Brand Protection at the Border
Partnering with U.S. Customs is a key component to brand owners’ anti-counterfeiting strategy.
By Clark Silcox
For brand owners faced with counterfeit products made overseas, building a relationship with U.S. Customs and Border Protection (CBP) to prevent importation of fake products is critical to the brand protection battle. Federal law empowers CBP officials to inspect and stop suspicious shipments and then to seize the shipments if they are determined to be counterfeit.
Customs seizures of product infringing intellectual property rights have been rising. On Oct. 14, 2008, CBP announced that the fiscal year ending Sept. 30, 2008, set a record for seizures, and data from CBP’s 2008 mid-year review indicated that electrical articles represented the fourth-leading category of seized items during the first six months of 2008, after footwear, apparel and handbags, representing nearly 10 percent of total seizures.
Following a successful strategy developed by UL over the past 12 years to train port officials about how to tell the difference between a genuine product and the counterfeit version, National Electrical Manufacturers Association members have been individually visiting with key ports to train CBP staff. Collectively, NEMA has visited ports along the West Coast; Florida; Newark, N.J.; and New York. Members also take advantage of meetings with ports organized through the International Anti¬Counterfeiting Coalition and the Department of Homeland Security.
The training sessions and materials disseminated are confidential but include key facts about the product that counterfeiters have yet to discover, information about where genuine product comes from and where it does not come from, information identifying the importers of genuine product, and through which select ports genuine product is brought into the country. One message that NEMA delivers for a number of its products that have been victim to counterfeiting: The genuine product designed for North America is made in this hemisphere, and CBP should be suspicious when it arrives on a boat from another hemisphere. A second message is the demonstration that the counterfeit imports are substandard and pose a threat to U.S. consumers. As a result of this effort and the similar efforts of certification mark owners, such as Underwriters Laboratories and Canadian Standards Association Interna-tional, CBP has targeted imported electrical products for inspection at the border.
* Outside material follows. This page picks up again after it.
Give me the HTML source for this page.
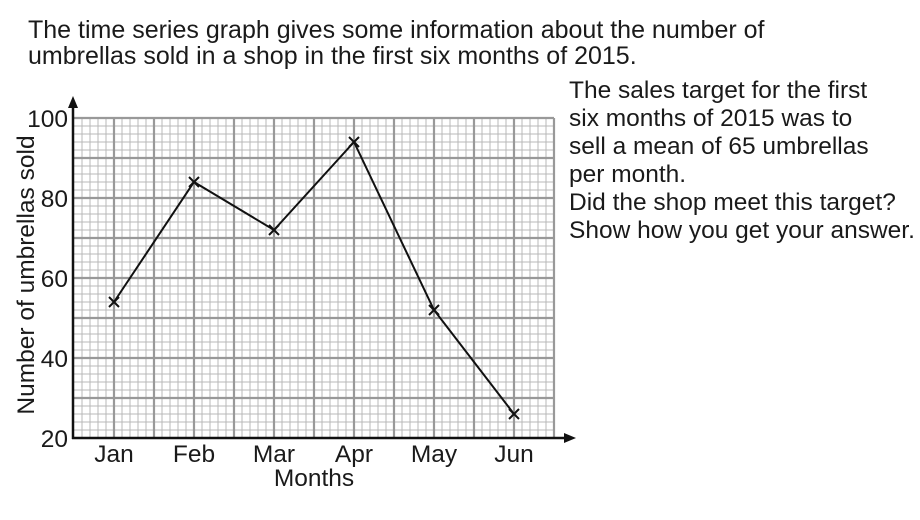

Industry customs training efforts are not limited to the United States. In 2007, NEMA and its members, in collaboration with ANCE, spon-sored training sessions with Mexican customs, and NEMA and several members participated in a training session with China Customs in Shanghai. Several months after the Shanghai session, China Customs seized 1.6 million counterfeit batteries bearing the well-known mark of a NEMA member who had participated in the session.